Machine Learning Mastery: The blog covers a wide range of topics, from the basics of Machine Learning and Deep Learning to advanced techniques and applications. It also provides tutorials and code examples to help readers implement and experiment with Machine Learning and Deep Learning models.

Fast.ai: Fast.ai is an open-source, non-profit organization that provides accessible and high-quality education in Artificial Intelligence (AI) and Machine Learning (ML). They provide a range of resources including tutorials, courses, and research papers, with a focus on making the latest AI and ML techniques accessible to anyone. 

Jay Alammar: The blog covers a wide range of topics, from the basics of transformer models to the most recent research and developments in the field. Jay uses a combination of text, illustrations, and code snippets to explain complex concepts in a clear and easy-to-understand way.

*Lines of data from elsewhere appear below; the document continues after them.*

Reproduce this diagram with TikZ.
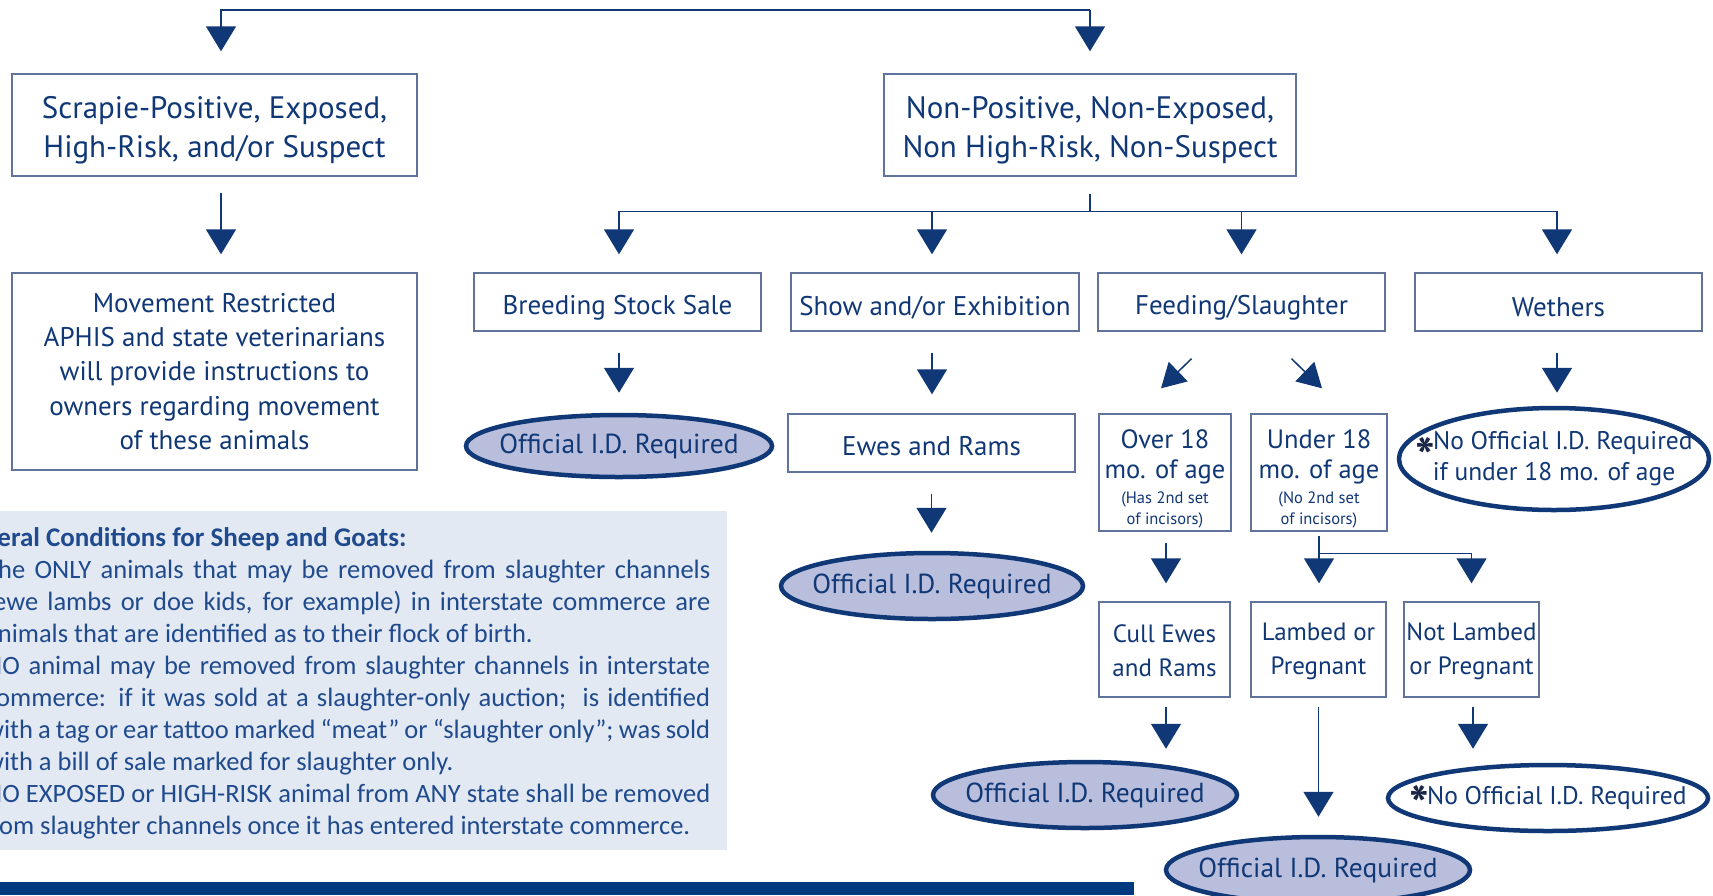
\documentclass[tikz,border=0pt]{standalone}
\usepackage{fontspec}
\setmainfont{PT Sans}
\newfontfamily\panelfont{Carlito}
\usetikzlibrary{arrows.meta,shapes.geometric,calc}
\definecolor{navy}{HTML}{103776}
\definecolor{boxline}{HTML}{5F739D}
\definecolor{ellfill}{HTML}{B8BEDC}
\definecolor{panelbg}{HTML}{E3E9F2}
\definecolor{barblue}{HTML}{003A7E}
\definecolor{paneltext}{HTML}{1F4A8E}
\definecolor{astcol}{HTML}{1B2545}
\newcommand\fsz[2]{\fontsize{#1}{#2}\selectfont}
\newcommand\astk[1]{\smash{\raisebox{#1}{\color{astcol}\bfseries\fsz{52}{52}*}}\hspace{-2pt}}
\newcommand\lowr[1]{\rule{0pt}{#1}}
\begin{document}
\begin{tikzpicture}[x=1pt,y=-1pt,
 box/.style={draw=boxline, line width=1.4pt, rectangle, inner sep=0pt, align=center, text=navy},
 oval/.style={ellipse, draw=navy, line width=4.5pt, fill=ellfill, inner xsep=-90pt, inner ysep=-40pt, text=navy, align=center, font=\fsz{27.5}{31}},
 ovalw/.style={oval, fill=white, font=\fsz{25.5}{31}},
 link/.style={draw=navy, line width=1.5pt},
 arr/.style={link, -{Triangle[width=30pt,length=25pt]}},
 pline/.style={anchor=base west, inner sep=0pt, text=paneltext, font=\panelfont\fsz{26.5}{32}},
]
\useasboundingbox (0,0) rectangle (1713,895);
\fill[white] (0,0) rectangle (1713,895);

% panel and bar
\fill[panelbg] (0,511) rectangle (727,850);
\fill[barblue] (0,882) rectangle (1134,895);
\begin{scope}
\clip (0,511) rectangle (727,850);
\node[pline, font=\panelfont\bfseries\fsz{27}{32}] (ph) at (-48,546) {General Conditions for Sheep and Goats:};
\node[pline] (p1) at (-15,578) {\makebox[725pt][s]{The ONLY animals that may be removed from slaughter channels}};
\node[pline] (p2) at (-15,610) {\makebox[725pt][s]{(ewe lambs or doe kids, for example) in interstate commerce are}};
\node[pline] (p3) at (-15,642) {animals that are identified as to their flock of birth.};
\node[pline] (p4) at (-15,674) {\makebox[725pt][s]{NO animal may be removed from slaughter channels in interstate}};
\node[pline] (p5) at (-15,706) {\makebox[725pt][s]{commerce: if it was sold at a slaughter-only auction;\ \ is identified}};
\node[pline] (p6) at (-15,738) {\makebox[725pt][s]{with a tag or ear tattoo marked “meat” or “slaughter only”; was sold}};
\node[pline] (p7) at (-15,770) {with a bill of sale marked for slaughter only.};
\node[pline] (p8) at (-15,802) {\makebox[725pt][s]{NO EXPOSED or HIGH-RISK animal from ANY state shall be removed}};
\node[pline] (p9) at (-18,834) {from slaughter channels once it has entered interstate commerce.};
\end{scope}

% boxes
\node[box, minimum width=405pt, minimum height=102pt, font=\fsz{31}{39}] (scrapie) at (214.5,125) {\lowr{33pt}Scrapie-Positive, Exposed,\\High-Risk, and/or Suspect};
\node[box, minimum width=412pt, minimum height=102pt, font=\fsz{31}{39}] (nonpos) at (1090,125) {\lowr{33pt}Non-Positive, Non-Exposed,\\Non High-Risk, Non-Suspect};
\node[box, minimum width=405pt, minimum height=197pt, font=\fsz{27}{34.2}] (move) at (214.5,371.5) {Movement Restricted\\APHIS and state veterinarians\\will provide instructions to\\owners regarding movement\\of these animals};
\node[box, minimum width=287pt, minimum height=58pt, font=\fsz{27}{31}] (breed) at (617.5,302) {\lowr{30pt}Breeding Stock Sale};
\node[box, minimum width=288pt, minimum height=58pt, font=\fsz{27}{31}] (show) at (935,302) {\lowr{30pt}Show and/or Exhibition};
\node[box, minimum width=287pt, minimum height=58pt, font=\fsz{27}{31}] (feed) at (1241.5,302) {\lowr{30pt}Feeding/Slaughter};
\node[box, minimum width=287pt, minimum height=58pt, font=\fsz{27}{31}] (weth) at (1558.5,302) {\lowr{30pt}Wethers};
\node[box, minimum width=287pt, minimum height=58pt, font=\fsz{27}{31}] (ewes) at (931.5,443) {\lowr{26pt}Ewes and Rams};
\node[box, minimum width=132pt, minimum height=117pt, font=\fsz{26.5}{29.5}] (over) at (1165,472.5) {\lowr{32pt}Over 18\\mo. of age\\[-4pt]{\fsz{16.5}{21}(Has 2nd set}\\[-9pt]{\fsz{16.5}{21}of incisors)}};
\node[box, minimum width=136pt, minimum height=117pt, font=\fsz{26.5}{29.5}] (under) at (1319,472.5) {\lowr{32pt}Under 18\\mo. of age\\[-4pt]{\fsz{16.5}{21}(No 2nd set}\\[-9pt]{\fsz{16.5}{21}of incisors)}};
\node[box, minimum width=131pt, minimum height=95pt, font=\fsz{25}{34}] (cull) at (1164.5,649.5) {\lowr{21pt}Cull Ewes\\and Rams};
\node[box, minimum width=135pt, minimum height=95pt, font=\fsz{25}{34}] (lamb) at (1318.5,649.5) {\lowr{21pt}Lambed or\\Pregnant};
\node[box, minimum width=135pt, minimum height=95pt, font=\fsz{25}{34}] (notl) at (1471.5,649.5) {\lowr{21pt}Not Lambed\\or Pregnant};

% ovals
\node[oval, minimum width=306pt, minimum height=62pt] (e1) at (619,446) {Official I.D.\ Required};
\node[oval, minimum width=302pt, minimum height=66pt] (e2) at (932,586) {Official I.D.\ Required};
\node[ovalw, minimum width=310pt, minimum height=102pt] (e3) at (1554,459) {\astk{-26pt}No Official I.D.\ Required\\if under 18 mo. of age};
\node[oval, minimum width=304pt, minimum height=66pt] (e4) at (1085,795) {Official I.D.\ Required};
\node[oval, minimum width=304pt, minimum height=66pt] (e5) at (1318,870) {Official I.D.\ Required};
\node[ovalw, minimum width=320pt, minimum height=66pt] (e6) at (1548,798) {\astk{-19pt}No Official I.D.\ Required};

% top connectors
\coordinate (top) at (1090,10);
\draw[arr, shorten >=22pt] (top) -| ([xshift=6.5pt]scrapie.north);
\draw[arr, shorten >=22pt] (top) -- (nonpos.north);
\draw[arr, shorten <=16pt, shorten >=18pt] ([xshift=6.5pt]scrapie.south) -- ([xshift=6.5pt]move.north);

% branch from nonpos
\coordinate (bj) at ($(nonpos.south)+(0,35)$);
\draw[link, shorten <=17pt] (nonpos.south) -- (bj);
\draw[arr, shorten >=18pt] (bj) -| ([xshift=1.5pt]breed.north);
\draw[arr, shorten >=18pt] (bj) -| ([xshift=-3pt]show.north);
\draw[arr, shorten >=18pt] (bj) -| (feed.north);
\draw[arr, shorten >=18pt] (bj) -| ([xshift=-1.5pt]weth.north);

% row 2 down
\draw[arr, shorten <=21pt, shorten >=20pt] ([xshift=1.5pt]breed.south) -- ([xshift=1.5pt]breed.south |- e1.north);
\draw[arr, shorten <=21pt, shorten >=19pt] ([xshift=-3pt]show.south) -- ([xshift=-3pt]show.south |- ewes.north);
\draw[arr, shorten <=21pt, shorten >=18pt] (ewes.south) -- (ewes.south |- e2.north);
\draw[arr, shorten <=21pt, shorten >=13pt] ([xshift=-1.5pt]weth.south) -- ([xshift=-1.5pt]weth.south |- e3.north);
\draw[arr, -{Triangle[width=27pt,length=24pt]}] ($(feed.south)+(-50,27)$) -- ($(over.north)+(-4,-25)$);
\draw[arr, -{Triangle[width=27pt,length=24pt]}] ($(feed.south)+(50,27)$) -- ($(under.north)+(3,-25)$);

% over/under down
\draw[arr, shorten <=11pt, shorten >=18pt] ([xshift=1pt]over.south) -- ([xshift=1pt]over.south |- cull.north);
\draw[arr, shorten <=4pt, shorten >=18pt] (under.south) -- (under.south |- lamb.north);
\coordinate (uj) at ($(under.south)+(0,22)$);
\draw[arr, shorten >=18pt] (uj) -| (notl.north);

% bottom arrows
\draw[arr, shorten <=9pt, shorten >=11pt] ([xshift=1.5pt]cull.south) -- ([xshift=1.5pt]cull.south |- e4.north);
\draw[arr, shorten <=9pt, shorten >=18pt] (lamb.south) -- (lamb.south |- e5.north);
\draw[arr, shorten <=9pt, shorten >=14pt] ([xshift=1.5pt]notl.south) -- ([xshift=1.5pt]notl.south |- e6.north);
\end{tikzpicture}
\end{document}
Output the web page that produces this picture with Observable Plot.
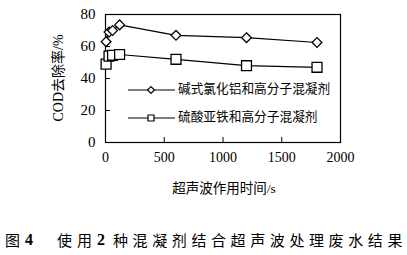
<!DOCTYPE html>
<html><head><meta charset="utf-8">
<script src="https://cdn.jsdelivr.net/npm/d3@7"></script>
<script src="https://cdn.jsdelivr.net/npm/@observablehq/plot@0.6"></script>
<style>
body{margin:0;background:#fff;width:407px;height:255px;overflow:hidden}
#cap{position:relative;height:50px;font-family:"Noto Sans CJK SC";font-size:15px;color:#000}
#cap span{position:absolute;top:26px;line-height:18px;white-space:nowrap}
#cap .n{font-family:"Liberation Serif","DejaVu Serif",serif;font-weight:bold;font-size:16px}
#chart svg text{font-family:"Liberation Serif","Noto Sans CJK SC",serif !important}
</style></head>
<body><div id="chart"></div>
<div id="cap"><span style="left:5px">图</span><span class="n" style="left:25px">4</span><span style="left:57px;letter-spacing:5px">使用</span><span class="n" style="left:97px">2</span><span style="left:113px;letter-spacing:4.6px">种混凝剂结合超声波处理废水结果</span></div>
<script>
const times = [5, 30, 60, 120, 600, 1200, 1800];
const pacValues = [63, 69, 70, 73.5, 67, 65.5, 62.5];
const feValues = [49, 54, 54.5, 55, 52, 48, 47];
const seriesNames = ["碱式氯化铝和高分子混凝剂", "硫酸亚铁和高分子混凝剂"];
const xTicks = [0, 500, 1000, 1500, 2000];
const yTicks = [0, 20, 40, 60, 80];

const pac = times.map((t, i) => ({t, v: pacValues[i]}));
const fe = times.map((t, i) => ({t, v: feValues[i]}));

const plot = Plot.plot({
  width: 407, height: 205,
  marginLeft: 105, marginRight: 67, marginTop: 14, marginBottom: 63,
  style: {fontSize: "13.5px", color: "#000", background: "#fff"},
  x: {domain: [0, 2000]},
  y: {domain: [0, 80]},
  marks: [
    Plot.axisX({ticks: xTicks, tickSize: 0, tickPadding: 10, label: null, fontSize: 14, tickFormat: d3.format("d")}),
    Plot.axisX({ticks: [500, 1000, 1500], tickSize: -5, tickFormat: () => "", label: null}),
    Plot.axisY({ticks: yTicks, tickSize: 0, tickPadding: 10, label: null, fontSize: 15, tickFormat: d3.format("d")}),
    Plot.axisY({ticks: [20, 40, 60], tickSize: -5, tickFormat: () => "", label: null}),
    Plot.frame({stroke: "#000", strokeWidth: 1.2}),
    Plot.line(pac, {x: "t", y: "v", stroke: "#000", strokeWidth: 1.2}),
    Plot.line(fe, {x: "t", y: "v", stroke: "#000", strokeWidth: 1.2}),
    Plot.dot(pac, {x: "t", y: "v", symbol: "diamond2", r: 4.4, stroke: "#000", fill: "#fff", strokeWidth: 1.3}),
    Plot.dot(fe, {x: "t", y: "v", symbol: "square", r: 5.6, stroke: "#000", fill: "#fff", strokeWidth: 1.3})
  ]
});
document.getElementById("chart").appendChild(plot);
const svg = d3.select(plot);
// y label
svg.append("text").attr("transform", "translate(60,78) rotate(-90)")
  .attr("text-anchor", "middle").attr("dominant-baseline", "middle")
  .style("font-size", "14px")
  .text("COD去除率/%");
// x label
svg.append("text").attr("x", 224).attr("y", 190)
  .attr("text-anchor", "middle").attr("dominant-baseline", "middle")
  .style("font-size", "13.5px")
  .text("超声波作用时间/s");
// legend
const leg = [{y: 90, sym: d3.symbolDiamond2, size: 30}, {y: 118, sym: d3.symbolSquare, size: 36}];
leg.forEach((l, i) => {
  const g = svg.append("g");
  g.append("line").attr("x1", 128).attr("x2", 175).attr("y1", l.y).attr("y2", l.y)
    .attr("stroke", "#000").attr("stroke-width", 1.2);
  g.append("path").attr("d", d3.symbol(l.sym, l.size)()).attr("transform", `translate(151,${l.y})`)
    .attr("fill", "#fff").attr("stroke", "#000").attr("stroke-width", 1.2);
  g.append("text").attr("x", 178).attr("y", l.y).attr("dominant-baseline", "middle")
    .attr("text-anchor", "start")
    .style("font-size", "12.7px")
    .text(seriesNames[i]);
});
</script></body></html>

Tensorflow Playground: It is an interactive web-based tool for experimenting with neural networks. It allows users to easily create and train their own neural networks using a simple drag-and-drop interface. Helps with visualization and experimentation.

The Takeaway

In conclusion, Machine Learning and Deep Learning are two approaches to artificial intelligence that have their own unique characteristics and applications. While Deep Learning is well-suited for handling large amounts of unstructured data and solving complex tasks, it also requires more computational resources and expertise to implement. On the other hand, Machine Learning can handle both structured and unstructured data and is more suitable for simpler tasks. When deciding between Machine Learning and Deep Learning, a company should consider the type of data they are working with, the complexity of the task at hand, their available resources, and their level of expertise. It's also important to note that both ML and DL are constantly evolving and new techniques and models are being developed all the time, companies should stay updated with the latest research and developments to ensure that they are using the most current techniques and models.